[DIRECTIONS FOR THIS TASK] Set down the data below from its first line to the line holding "const brace = [0, 25];", inclusive; omit all pictures.
Begin PROVIDED MATERIAL
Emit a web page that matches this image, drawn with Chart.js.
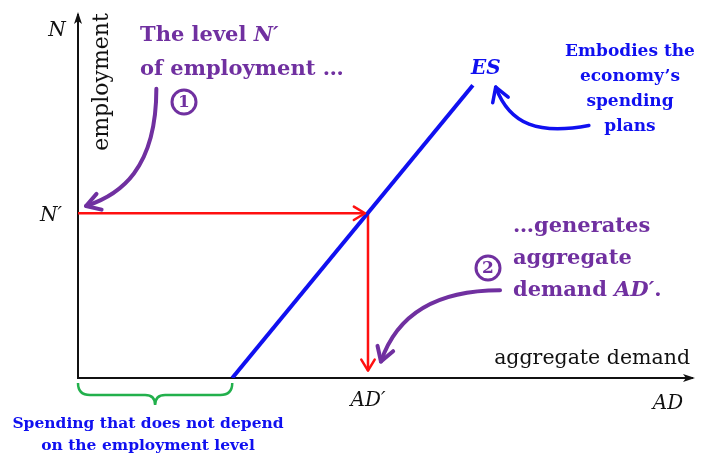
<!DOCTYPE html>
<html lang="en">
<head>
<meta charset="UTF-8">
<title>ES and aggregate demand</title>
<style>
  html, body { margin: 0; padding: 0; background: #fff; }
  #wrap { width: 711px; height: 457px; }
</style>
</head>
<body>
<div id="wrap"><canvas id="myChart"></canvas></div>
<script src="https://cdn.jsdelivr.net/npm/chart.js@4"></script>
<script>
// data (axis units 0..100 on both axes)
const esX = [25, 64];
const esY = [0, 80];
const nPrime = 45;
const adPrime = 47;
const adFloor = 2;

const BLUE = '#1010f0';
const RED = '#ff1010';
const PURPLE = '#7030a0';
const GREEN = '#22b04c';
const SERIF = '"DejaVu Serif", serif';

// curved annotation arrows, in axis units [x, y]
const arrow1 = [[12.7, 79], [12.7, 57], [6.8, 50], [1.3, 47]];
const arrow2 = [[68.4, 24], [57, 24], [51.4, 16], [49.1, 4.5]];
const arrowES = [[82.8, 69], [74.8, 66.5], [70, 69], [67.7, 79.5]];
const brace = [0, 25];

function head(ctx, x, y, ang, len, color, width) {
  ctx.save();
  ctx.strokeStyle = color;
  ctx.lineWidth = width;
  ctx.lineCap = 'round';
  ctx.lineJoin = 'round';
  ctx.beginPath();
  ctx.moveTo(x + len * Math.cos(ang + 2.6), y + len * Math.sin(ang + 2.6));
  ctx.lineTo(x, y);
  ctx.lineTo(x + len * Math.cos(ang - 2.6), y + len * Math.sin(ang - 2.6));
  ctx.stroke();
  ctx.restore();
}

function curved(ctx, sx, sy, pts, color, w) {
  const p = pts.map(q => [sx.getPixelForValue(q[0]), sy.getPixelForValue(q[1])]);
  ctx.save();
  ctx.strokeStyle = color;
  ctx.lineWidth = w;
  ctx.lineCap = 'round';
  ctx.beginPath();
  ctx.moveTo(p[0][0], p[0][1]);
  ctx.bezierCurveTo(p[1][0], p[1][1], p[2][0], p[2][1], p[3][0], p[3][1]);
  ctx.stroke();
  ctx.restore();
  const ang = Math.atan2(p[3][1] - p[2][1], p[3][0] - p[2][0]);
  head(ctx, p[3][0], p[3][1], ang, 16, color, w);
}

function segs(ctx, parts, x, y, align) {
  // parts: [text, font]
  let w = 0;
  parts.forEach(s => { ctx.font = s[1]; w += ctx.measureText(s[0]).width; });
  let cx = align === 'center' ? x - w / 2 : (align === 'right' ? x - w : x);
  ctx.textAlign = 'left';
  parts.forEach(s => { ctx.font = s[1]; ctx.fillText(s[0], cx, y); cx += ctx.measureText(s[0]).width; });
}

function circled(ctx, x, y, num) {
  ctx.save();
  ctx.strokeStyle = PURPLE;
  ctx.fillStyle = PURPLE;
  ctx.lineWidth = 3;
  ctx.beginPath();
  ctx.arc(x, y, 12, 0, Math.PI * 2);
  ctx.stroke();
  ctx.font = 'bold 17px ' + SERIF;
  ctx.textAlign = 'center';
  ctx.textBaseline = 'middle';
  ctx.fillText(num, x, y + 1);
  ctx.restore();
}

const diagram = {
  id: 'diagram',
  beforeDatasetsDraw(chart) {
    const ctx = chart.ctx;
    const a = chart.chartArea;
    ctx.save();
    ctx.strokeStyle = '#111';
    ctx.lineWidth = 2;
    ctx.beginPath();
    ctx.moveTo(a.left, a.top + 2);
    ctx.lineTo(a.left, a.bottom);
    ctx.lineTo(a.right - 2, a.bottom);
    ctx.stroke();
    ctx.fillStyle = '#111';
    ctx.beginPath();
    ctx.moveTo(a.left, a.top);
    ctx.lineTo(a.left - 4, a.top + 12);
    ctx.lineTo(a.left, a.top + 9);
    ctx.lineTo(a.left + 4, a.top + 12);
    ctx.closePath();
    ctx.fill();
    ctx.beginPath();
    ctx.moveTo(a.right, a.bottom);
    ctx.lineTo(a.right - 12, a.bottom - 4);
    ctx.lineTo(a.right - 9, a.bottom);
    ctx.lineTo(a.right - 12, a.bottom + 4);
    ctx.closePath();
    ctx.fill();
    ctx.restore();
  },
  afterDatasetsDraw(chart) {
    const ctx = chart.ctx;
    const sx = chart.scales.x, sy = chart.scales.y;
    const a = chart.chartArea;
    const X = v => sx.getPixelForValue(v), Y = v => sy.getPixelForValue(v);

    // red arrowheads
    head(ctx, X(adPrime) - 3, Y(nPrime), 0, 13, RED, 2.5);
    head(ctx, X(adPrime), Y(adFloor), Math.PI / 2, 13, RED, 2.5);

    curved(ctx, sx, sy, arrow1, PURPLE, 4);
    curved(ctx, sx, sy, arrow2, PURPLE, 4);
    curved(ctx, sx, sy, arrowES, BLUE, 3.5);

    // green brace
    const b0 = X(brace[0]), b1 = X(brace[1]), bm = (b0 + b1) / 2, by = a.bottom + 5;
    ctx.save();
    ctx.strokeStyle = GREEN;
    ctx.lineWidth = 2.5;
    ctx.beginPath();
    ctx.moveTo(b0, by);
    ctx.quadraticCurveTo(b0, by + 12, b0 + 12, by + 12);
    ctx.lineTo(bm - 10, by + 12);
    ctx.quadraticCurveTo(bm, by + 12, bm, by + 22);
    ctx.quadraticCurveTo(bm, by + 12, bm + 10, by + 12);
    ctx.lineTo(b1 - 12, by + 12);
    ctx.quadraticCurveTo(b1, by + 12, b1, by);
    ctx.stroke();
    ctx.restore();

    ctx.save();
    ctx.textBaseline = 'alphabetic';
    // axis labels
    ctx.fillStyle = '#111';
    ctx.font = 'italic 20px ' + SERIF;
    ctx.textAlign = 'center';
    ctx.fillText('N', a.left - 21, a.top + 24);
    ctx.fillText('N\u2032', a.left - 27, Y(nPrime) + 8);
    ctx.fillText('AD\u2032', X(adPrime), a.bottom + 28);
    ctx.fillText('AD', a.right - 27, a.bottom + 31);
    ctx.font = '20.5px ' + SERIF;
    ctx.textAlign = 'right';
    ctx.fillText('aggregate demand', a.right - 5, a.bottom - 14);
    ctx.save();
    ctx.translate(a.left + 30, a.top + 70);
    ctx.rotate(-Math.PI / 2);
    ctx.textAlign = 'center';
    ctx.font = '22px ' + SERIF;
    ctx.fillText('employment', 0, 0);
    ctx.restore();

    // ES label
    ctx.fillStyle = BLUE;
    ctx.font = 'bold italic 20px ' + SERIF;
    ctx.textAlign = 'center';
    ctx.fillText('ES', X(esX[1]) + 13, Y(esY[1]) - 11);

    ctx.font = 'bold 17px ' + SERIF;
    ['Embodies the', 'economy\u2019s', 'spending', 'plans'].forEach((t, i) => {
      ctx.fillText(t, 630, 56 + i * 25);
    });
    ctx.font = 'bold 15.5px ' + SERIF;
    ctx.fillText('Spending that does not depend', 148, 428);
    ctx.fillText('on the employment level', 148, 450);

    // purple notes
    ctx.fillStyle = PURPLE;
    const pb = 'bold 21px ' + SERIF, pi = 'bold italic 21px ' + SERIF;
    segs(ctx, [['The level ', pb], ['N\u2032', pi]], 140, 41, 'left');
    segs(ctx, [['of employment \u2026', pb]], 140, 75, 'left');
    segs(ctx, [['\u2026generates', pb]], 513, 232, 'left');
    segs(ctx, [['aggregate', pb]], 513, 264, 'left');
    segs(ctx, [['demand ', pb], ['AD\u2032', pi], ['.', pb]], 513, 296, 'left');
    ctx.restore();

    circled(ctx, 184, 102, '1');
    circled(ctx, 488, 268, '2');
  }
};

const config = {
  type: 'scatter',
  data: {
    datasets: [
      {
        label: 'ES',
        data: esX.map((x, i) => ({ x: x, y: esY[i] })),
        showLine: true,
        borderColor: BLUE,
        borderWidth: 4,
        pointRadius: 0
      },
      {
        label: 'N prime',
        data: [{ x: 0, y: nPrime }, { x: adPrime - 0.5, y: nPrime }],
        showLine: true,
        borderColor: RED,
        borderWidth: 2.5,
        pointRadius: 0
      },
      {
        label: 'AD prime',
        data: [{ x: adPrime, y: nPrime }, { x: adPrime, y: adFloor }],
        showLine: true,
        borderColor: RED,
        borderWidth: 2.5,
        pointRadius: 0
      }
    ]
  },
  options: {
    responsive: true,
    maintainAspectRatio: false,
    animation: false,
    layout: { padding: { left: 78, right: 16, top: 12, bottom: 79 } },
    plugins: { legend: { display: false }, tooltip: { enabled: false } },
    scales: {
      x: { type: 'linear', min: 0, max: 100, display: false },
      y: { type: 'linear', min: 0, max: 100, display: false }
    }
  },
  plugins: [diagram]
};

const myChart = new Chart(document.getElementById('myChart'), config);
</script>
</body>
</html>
End PROVIDED MATERIAL
[SOLVED EXERCISE]
Emit a web page that matches this image, drawn with Chart.js.
<!DOCTYPE html>
<html lang="en">
<head>
<meta charset="UTF-8">
<title>ES and aggregate demand</title>
<style>
  html, body { margin: 0; padding: 0; background: #fff; }
  #wrap { width: 711px; height: 457px; }
</style>
</head>
<body>
<div id="wrap"><canvas id="myChart"></canvas></div>
<script src="https://cdn.jsdelivr.net/npm/chart.js@4"></script>
<script>
// data (axis units 0..100 on both axes)
const esX = [25, 64];
const esY = [0, 80];
const nPrime = 45;
const adPrime = 47;
const adFloor = 2;

const BLUE = '#1010f0';
const RED = '#ff1010';
const PURPLE = '#7030a0';
const GREEN = '#22b04c';
const SERIF = '"DejaVu Serif", serif';

// curved annotation arrows, in axis units [x, y]
const arrow1 = [[12.7, 79], [12.7, 57], [6.8, 50], [1.3, 47]];
const arrow2 = [[68.4, 24], [57, 24], [51.4, 16], [49.1, 4.5]];
const arrowES = [[82.8, 69], [74.8, 66.5], [70, 69], [67.7, 79.5]];
const brace = [0, 25];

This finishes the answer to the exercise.